→ **Information shown**:
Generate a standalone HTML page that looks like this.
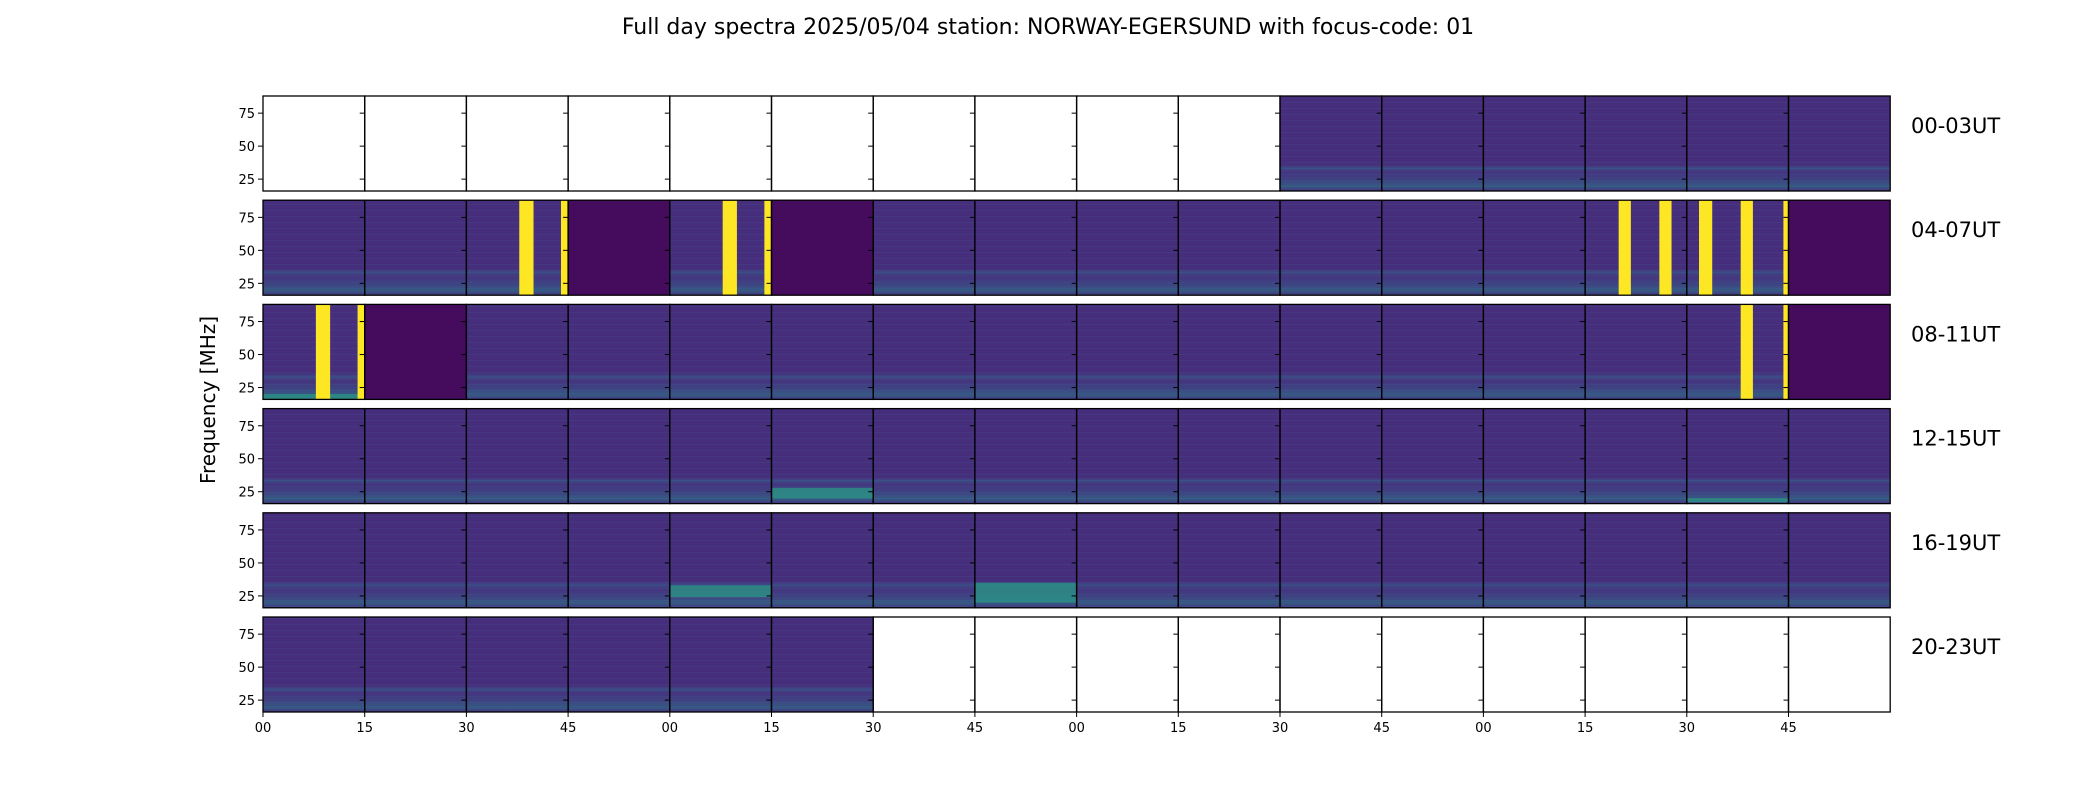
<!DOCTYPE html>
<html><head><meta charset="utf-8"><style>
html,body{margin:0;padding:0;background:#fff;width:2100px;height:800px;overflow:hidden}
svg{display:block;font-family:"DejaVu Sans","Liberation Sans",sans-serif}
</style></head><body>
<svg id="fig" width="2100" height="800" viewBox="0 0 2100 800" xmlns="http://www.w3.org/2000/svg">
<defs>
<linearGradient id="lowband" x1="0" y1="0" x2="0" y2="1">
<stop offset="0" stop-color="#3b528b" stop-opacity="0"/>
<stop offset="0.72" stop-color="#3b528b" stop-opacity="0"/>
<stop offset="0.76" stop-color="#31688e" stop-opacity="0.55"/>
<stop offset="0.80" stop-color="#3b528b" stop-opacity="0.2"/>
<stop offset="0.88" stop-color="#31688e" stop-opacity="0.35"/>
<stop offset="0.95" stop-color="#21918c" stop-opacity="0.45"/>
<stop offset="1" stop-color="#3b528b" stop-opacity="0.3"/>
</linearGradient>
<pattern id="stripes" width="8" height="6" patternUnits="userSpaceOnUse">
<rect width="8" height="1" fill="#3e4a89" opacity="0.35"/>
</pattern>
</defs>
<text x="1048" y="34" font-size="22" text-anchor="middle" fill="#000">Full day spectra 2025/05/04 station: NORWAY-EGERSUND with focus-code: 01</text>
<text transform="translate(215,400) rotate(-90)" font-size="20" text-anchor="middle" fill="#000">Frequency [MHz]</text>
<g id="panels"></g>
</svg>
<script>
// panel state per row (16 panels of 15 min): 0 = no data, 1 = normal, 2 = dark/quiet
const rowLabels = ["00-03UT","04-07UT","08-11UT","12-15UT","16-19UT","20-23UT"];
const panelState = [
 [0,0,0,0,0,0,0,0,0,0,1,1,1,1,1,1],
 [1,1,1,2,1,2,1,1,1,1,1,1,1,1,1,2],
 [1,2,1,1,1,1,1,1,1,1,1,1,1,1,1,2],
 [1,1,1,1,1,1,1,1,1,1,1,1,1,1,1,1],
 [1,1,1,1,1,1,1,1,1,1,1,1,1,1,1,1],
 [1,1,1,1,1,1,0,0,0,0,0,0,0,0,0,0]
];
// saturated (yellow) interference bursts: [row, panel, startFrac, endFrac]
const bursts = [
 [1,2,0.52,0.66],[1,2,0.93,1.0],[1,4,0.52,0.66],[1,4,0.93,1.0],
 [1,13,0.33,0.45],[1,13,0.73,0.85],[1,14,0.12,0.25],[1,14,0.53,0.65],[1,14,0.95,1.0],
 [2,0,0.52,0.66],[2,0,0.93,1.0],[2,14,0.53,0.65],[2,14,0.95,1.0]
];
// broadband green bands: [row, panel, fLow MHz, fHigh MHz]
const bands = [[4,4,24,33],[4,7,20,35],[3,5,20,28],[3,14,17,20],[2,0,16,20]];
const yTicks = [25,50,75];
const xTickLabels = ["00","15","30","45","00","15","30","45","00","15","30","45","00","15","30","45"];

const X0=263, PW=101.7, Y0=96, PH=95, RP=104.2, FMIN=16, FMAX=88;
const fy = (r,f)=> Y0+r*RP + PH*(FMAX-f)/(FMAX-FMIN);
const px = (c,frac)=> X0+(c+frac)*PW;
const NS="http://www.w3.org/2000/svg";
const g=document.getElementById('panels');
function mk(tag,attrs,parent){const e=document.createElementNS(NS,tag);for(const k in attrs)e.setAttribute(k,attrs[k]);(parent||g).appendChild(e);return e;}

panelState.forEach((row,r)=>{
  row.forEach((s,c)=>{
    const x=px(c,0), y=Y0+r*RP;
    const rc=mk('rect',{x:x,y:y,width:PW,height:PH,fill:s===0?'#fff':(s===2?'#450b5d':'#472e7c')});
    
    
    if(s===1){
      mk('rect',{x:x,y:y,width:PW,height:PH,fill:'url(#stripes)'});
      mk('rect',{x:x,y:y,width:PW,height:PH,fill:'url(#lowband)'});
    }
  });
});
bands.forEach(b=>{
  const [r,c,lo,hi]=b;
  const e=mk('rect',{x:px(c,0),y:fy(r,hi),width:PW,height:fy(r,lo)-fy(r,hi),fill:'#2a9a84',opacity:0.75});
  
  
});
bursts.forEach(b=>{
  const [r,c,s,e2]=b;
  const e=mk('rect',{x:px(c,s),y:fy(r,FMAX),width:(e2-s)*PW,height:PH,fill:'#fde725'});
  
  
});
// frames, ticks
panelState.forEach((row,r)=>{
  row.forEach((s,c)=>{
    const x=px(c,0), y=Y0+r*RP;
    const fr=mk('rect',{x:x,y:y,width:PW,height:PH,fill:'none',stroke:'#000','stroke-width':1.3});
    
    
    yTicks.forEach(t=>{ mk('line',{x1:x-5,x2:x,y1:fy(r,t),y2:fy(r,t),stroke:'#000','stroke-width':1}); });
  });
  yTicks.forEach(t=>{
    const tl=mk('text',{x:X0-8,y:fy(r,t)+5,'font-size':13,'text-anchor':'end',fill:'#000'});
    tl.textContent=t;
    
    
  });
  const lab=mk('text',{x:1911,y:Y0+r*RP+37,'font-size':21,fill:'#000'});
  lab.textContent=rowLabels[r];
  
  
});
const yb=Y0+5*RP+PH;
xTickLabels.forEach((l,i)=>{
  const x=px(i,0);
  mk('line',{x1:x,x2:x,y1:yb,y2:yb+5,stroke:'#000','stroke-width':1});
  const t=mk('text',{x:x,y:yb+20,'font-size':13,'text-anchor':'middle',fill:'#000'});
  t.textContent=l;
  
  
});
</script>
</body></html>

→ **What needs to be done**:
Print each line of the material above exactly, with the pictures removed from your copy.

→ **Completed exercise**:
Generate a standalone HTML page that looks like this.
<!DOCTYPE html>
<html><head><meta charset="utf-8"><style>
html,body{margin:0;padding:0;background:#fff;width:2100px;height:800px;overflow:hidden}
svg{display:block;font-family:"DejaVu Sans","Liberation Sans",sans-serif}
</style></head><body>
<svg id="fig" width="2100" height="800" viewBox="0 0 2100 800" xmlns="http://www.w3.org/2000/svg">
<defs>
<linearGradient id="lowband" x1="0" y1="0" x2="0" y2="1">
<stop offset="0" stop-color="#3b528b" stop-opacity="0"/>
<stop offset="0.72" stop-color="#3b528b" stop-opacity="0"/>
<stop offset="0.76" stop-color="#31688e" stop-opacity="0.55"/>
<stop offset="0.80" stop-color="#3b528b" stop-opacity="0.2"/>
<stop offset="0.88" stop-color="#31688e" stop-opacity="0.35"/>
<stop offset="0.95" stop-color="#21918c" stop-opacity="0.45"/>
<stop offset="1" stop-color="#3b528b" stop-opacity="0.3"/>
</linearGradient>
<pattern id="stripes" width="8" height="6" patternUnits="userSpaceOnUse">
<rect width="8" height="1" fill="#3e4a89" opacity="0.35"/>
</pattern>
</defs>
<text x="1048" y="34" font-size="22" text-anchor="middle" fill="#000">Full day spectra 2025/05/04 station: NORWAY-EGERSUND with focus-code: 01</text>
<text transform="translate(215,400) rotate(-90)" font-size="20" text-anchor="middle" fill="#000">Frequency [MHz]</text>
<g id="panels"></g>
</svg>
<script>
// panel state per row (16 panels of 15 min): 0 = no data, 1 = normal, 2 = dark/quiet
const rowLabels = ["00-03UT","04-07UT","08-11UT","12-15UT","16-19UT","20-23UT"];
const panelState = [
 [0,0,0,0,0,0,0,0,0,0,1,1,1,1,1,1],
 [1,1,1,2,1,2,1,1,1,1,1,1,1,1,1,2],
 [1,2,1,1,1,1,1,1,1,1,1,1,1,1,1,2],
 [1,1,1,1,1,1,1,1,1,1,1,1,1,1,1,1],
 [1,1,1,1,1,1,1,1,1,1,1,1,1,1,1,1],
 [1,1,1,1,1,1,0,0,0,0,0,0,0,0,0,0]
];
// saturated (yellow) interference bursts: [row, panel, startFrac, endFrac]
const bursts = [
 [1,2,0.52,0.66],[1,2,0.93,1.0],[1,4,0.52,0.66],[1,4,0.93,1.0],
 [1,13,0.33,0.45],[1,13,0.73,0.85],[1,14,0.12,0.25],[1,14,0.53,0.65],[1,14,0.95,1.0],
 [2,0,0.52,0.66],[2,0,0.93,1.0],[2,14,0.53,0.65],[2,14,0.95,1.0]
];
// broadband green bands: [row, panel, fLow MHz, fHigh MHz]
const bands = [[4,4,24,33],[4,7,20,35],[3,5,20,28],[3,14,17,20],[2,0,16,20]];
const yTicks = [25,50,75];
const xTickLabels = ["00","15","30","45","00","15","30","45","00","15","30","45","00","15","30","45"];

const X0=263, PW=101.7, Y0=96, PH=95, RP=104.2, FMIN=16, FMAX=88;
const fy = (r,f)=> Y0+r*RP + PH*(FMAX-f)/(FMAX-FMIN);
const px = (c,frac)=> X0+(c+frac)*PW;
const NS="http://www.w3.org/2000/svg";
const g=document.getElementById('panels');
function mk(tag,attrs,parent){const e=document.createElementNS(NS,tag);for(const k in attrs)e.setAttribute(k,attrs[k]);(parent||g).appendChild(e);return e;}

panelState.forEach((row,r)=>{
  row.forEach((s,c)=>{
    const x=px(c,0), y=Y0+r*RP;
    const rc=mk('rect',{x:x,y:y,width:PW,height:PH,fill:s===0?'#fff':(s===2?'#450b5d':'#472e7c')});
    
    
    if(s===1){
      mk('rect',{x:x,y:y,width:PW,height:PH,fill:'url(#stripes)'});
      mk('rect',{x:x,y:y,width:PW,height:PH,fill:'url(#lowband)'});
    }
  });
});
bands.forEach(b=>{
  const [r,c,lo,hi]=b;
  const e=mk('rect',{x:px(c,0),y:fy(r,hi),width:PW,height:fy(r,lo)-fy(r,hi),fill:'#2a9a84',opacity:0.75});
  
  
});
bursts.forEach(b=>{
  const [r,c,s,e2]=b;
  const e=mk('rect',{x:px(c,s),y:fy(r,FMAX),width:(e2-s)*PW,height:PH,fill:'#fde725'});
  
  
});
// frames, ticks
panelState.forEach((row,r)=>{
  row.forEach((s,c)=>{
    const x=px(c,0), y=Y0+r*RP;
    const fr=mk('rect',{x:x,y:y,width:PW,height:PH,fill:'none',stroke:'#000','stroke-width':1.3});
    
    
    yTicks.forEach(t=>{ mk('line',{x1:x-5,x2:x,y1:fy(r,t),y2:fy(r,t),stroke:'#000','stroke-width':1}); });
  });
  yTicks.forEach(t=>{
    const tl=mk('text',{x:X0-8,y:fy(r,t)+5,'font-size':13,'text-anchor':'end',fill:'#000'});
    tl.textContent=t;
    
    
  });
  const lab=mk('text',{x:1911,y:Y0+r*RP+37,'font-size':21,fill:'#000'});
  lab.textContent=rowLabels[r];
  
  
});
const yb=Y0+5*RP+PH;
xTickLabels.forEach((l,i)=>{
  const x=px(i,0);
  mk('line',{x1:x,x2:x,y1:yb,y2:yb+5,stroke:'#000','stroke-width':1});
  const t=mk('text',{x:x,y:yb+20,'font-size':13,'text-anchor':'middle',fill:'#000'});
  t.textContent=l;
  
  
});
</script>
</body></html>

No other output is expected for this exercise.